Source: Turkish Migration and Refuge Authority, and the Ombudsman office, 25 August 2018.

Endless psychological problems

Early marriage doesn’t leave its mark on the girl’s physical health only, but it also leads to deep psychological crises that become hard to get through with the passage of time, for the girl and for her children. Psychiatrist Omnia Turk says that this early marriage “denies the girl the kindness of her parents, and her right to choose a husband herself. It also means denying her living her full childhood. The girl doesn’t understand married life, or the responsibility on her shoulders, leading to huge pressures in some cases. Also, she suffers problems in her sexual life, because she doesn’t understand married or sexual life. This leads to breakdowns between the couple, and the inability to adjust with the problems of marriage.”

Another aspect negatively affecting the children, is that they do not understand that the mother herself is a minor, and “that leads to unsound and unwise decisions, because the minor doesn’t care for giving her children education. She didn’t acquire the ability to discipline or raise the children, let alone being denied herself the right to education, which negatively influences her and the children.”

She added, “When she grows up, the minor discovers that she married the wrong person, or not the person she wants to continue her life with. She discovers that she was used as if she was an object for sale.”

Early marriage in religion

Marriage cannot happen unless the couple are on equal terms. In Sharia, this equality is required. Here, Dr. Muhammad Nadir, a lecturer at Karabük University, Turkey, says, “If the girl marries a person who is not equal to her, without her consent, the marriage is considered null and void, according to most Ulama (experts in religious law).”

According to Dr. Nadir, “The couple being on an equal footing is an inherent right for the woman. She cannot be coerced into forfeiting that right. It is a condition for marriage, and marriage of minors is void of this quality. Sharia might grant the minor a separate/independent financial capacity, overseen by her parent, in her interest. Her money cannot be spent except in her interest. Interest in marriage is even more important than finances, because honor is more important than money.”

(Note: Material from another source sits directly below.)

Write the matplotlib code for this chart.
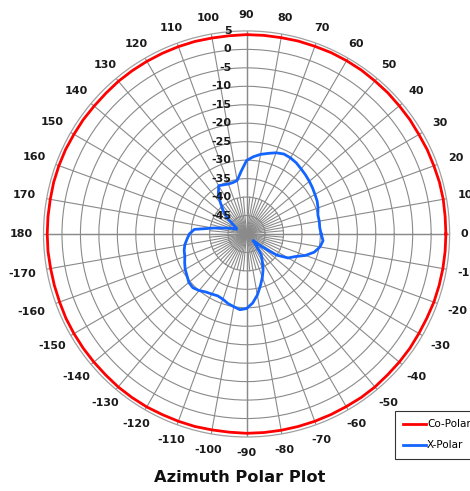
import numpy as np
import matplotlib
matplotlib.use("Agg")
import matplotlib.pyplot as plt

# angles in degrees, 0 = east, counter-clockwise
angles = list(range(0, 360, 5))

# X-Polar response (dB), one value per 5 degrees
x_polar = [-29.8, -30.1, -30.0, -30.0, -29.4, -28.9, -28.6, -28.2, -27.8, -27.4,
           -27.0, -26.5, -26.2, -26.1, -26.6, -27.4, -28.1, -29.0, -30.1, -33.0,
           -35.3, -35.6, -35.6, -35.3, -34.9, -36.7, -39.0, -41.0, -43.0, -45.5,
           -46.8, -47.0, -45.5, -43.8, -40.8, -35.8, -34.5, -33.8, -33.0, -32.5,
           -32.2, -31.5, -30.8, -30.3, -29.6, -29.4, -30.0, -30.8, -31.2, -31.5,
           -31.2, -30.5, -30.0, -29.4, -29.8, -31.2, -33.2, -35.5, -37.5, -39.4,
           -41.5, -43.0, -46.0, -47.5, -44.7, -40.0, -37.0, -35.5, -33.0, -31.0,
           -29.8, -29.2]

# Co-Polar response (dB), nearly flat
co_polar = [4.0, 4.0, 4.1, 4.1, 4.0, 4.0, 3.9, 4.0, 4.0, 4.1, 4.1, 4.2,
            4.2, 4.2, 4.1, 4.1, 4.0, 4.0, 4.0, 3.9, 3.9, 4.0, 4.0, 4.0,
            4.0, 4.0, 4.0, 3.9, 3.9, 4.0, 4.0, 4.1, 4.1, 4.1, 4.0, 4.0,
            4.0, 4.0, 3.9, 3.9, 3.9, 4.0, 4.0, 4.0, 4.0, 4.0, 4.1, 4.1,
            4.1, 4.0, 4.0, 4.0, 3.9, 3.9, 4.0, 4.0, 4.0, 4.0, 4.0, 4.0,
            4.0, 4.1, 4.1, 4.0, 4.0, 4.0, 3.9, 3.9, 4.0, 4.0, 4.0, 4.0]

r_ticks = [5, 0, -5, -10, -15, -20, -25, -30, -35, -40, -45]
theta_ticks = list(range(0, 360, 10))
theta_labels = [str(a) if a <= 180 else str(a - 360) for a in theta_ticks]

rmin, rmax = -50, 5
grid_col = "#8a8a8a"
text_col = "#1a1a1a"

fig = plt.figure(figsize=(4.7, 4.91), dpi=100)
ax = fig.add_axes([0.0926, 0.110, 0.864, 0.827], projection="polar")
ax.set_theta_zero_location("E")
ax.set_theta_direction(1)
ax.set_ylim(rmin, rmax)

ax.set_xticks(np.radians(theta_ticks))
ax.set_xticklabels([])
ax.set_yticks(r_ticks[1:])
ax.set_yticklabels([])
ax.grid(True, color=grid_col, linewidth=0.8)
ax.spines["polar"].set_color("#a0a0a0")
ax.spines["polar"].set_linewidth(0.9)

# darker main axes
for a in [0, 90, 180, 270]:
    ax.plot([np.radians(a)] * 2, [rmin, rmax], color="#555555", lw=0.9, zorder=1)

# extra fine spokes near the centre
for a in range(5, 360, 10):
    ax.plot([np.radians(a)] * 2, [rmin, -40], color=grid_col, lw=0.8, zorder=1)

th = np.radians(angles + [angles[0]])
ax.plot(th, co_polar + [co_polar[0]], color="#ff0000", lw=2.0, label="Co-Polar", zorder=3)
ax.plot(th, x_polar + [x_polar[0]], color="#1464ff", lw=2.0, label="X-Polar", zorder=3)

# angle labels outside the circle, near edge about 11 px from the ring
renderer = fig.canvas.get_renderer()
gap = 11
for a, lab in zip(theta_ticks, theta_labels):
    t = ax.annotate(lab, xy=(np.radians(a), rmax), xytext=(0, 0), textcoords="offset pixels",
                    ha="center", va="center", fontsize=8, fontweight="bold",
                    color=text_col, annotation_clip=False)
    bb = t.get_window_extent(renderer)
    c, s = np.cos(np.radians(a)), np.sin(np.radians(a))
    d = gap + min(abs(bb.width / 2 / c) if abs(c) > 1e-6 else 1e9,
                  abs(bb.height / 2 / s) if abs(s) > 1e-6 else 1e9)
    t.set_position((d * c, d * s))

# radial labels along the 90 degree spoke
for r in r_ticks:
    ax.annotate(str(r), xy=(np.pi / 2, r), xytext=(-15, 0), textcoords="offset pixels",
                ha="right", va="center", fontsize=8, fontweight="bold", color=text_col,
                zorder=4)

fig.text(0.511, 0.027, "Azimuth Polar Plot", ha="center", va="center",
         fontsize=11.7, fontweight="bold", color="#111111")

leg = fig.legend(loc="upper left", bbox_to_anchor=(0.840, 0.163), fontsize=7.5,
                 frameon=True, fancybox=False, handlelength=2.2, borderpad=0.8,
                 labelspacing=1.05, handletextpad=0.1, borderaxespad=0)
leg.get_frame().set_edgecolor("black")
leg.get_frame().set_linewidth(0.8)

fig.savefig("out.png", dpi=100)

Solutions to the phenomenon

Faced with this reality and in the absence of sufficient solutions for the problematic phenomenon of early marriage in Turkey among the Syrians, and regardless of if that marriage was conducted in Syria or Turkey, the future of such marriages is vague. Against the strict Turkish Law, Nour and Marwa will keep waiting for the results of their prosecution, anxiously waiting for the influence on their future and lives. Here, the Syrian lawyer Haydar Houri recommends to avoid marriage before 18. This marriage, according to him, is problematic, because, “There are many cases of prosecution in Turkey.”

When the minor girl is discovered as being married, one of two methods is used. Either to refer her to a shelter for minors, or return her to her family home, and make the family promise not to send her ever again to the husband.

Houri, on the other hand, recommends that any person married to a minor girl in Turkey, should try to document his marriage in one way or another in Syria, to avoid penalty. This is because once the marriage is documented by Syrian Sharia courts, this documentation can be used in the prosecution to avoid penalizing the husband, because the act is a crime in his country.

*This investigation was conducted under supervision of the Syrian Investigative Reporting Unit – SIRAJ, within the context of “Syria In Depth” project, conducted in cooperation with the Guardian Foundation, with support from IMS.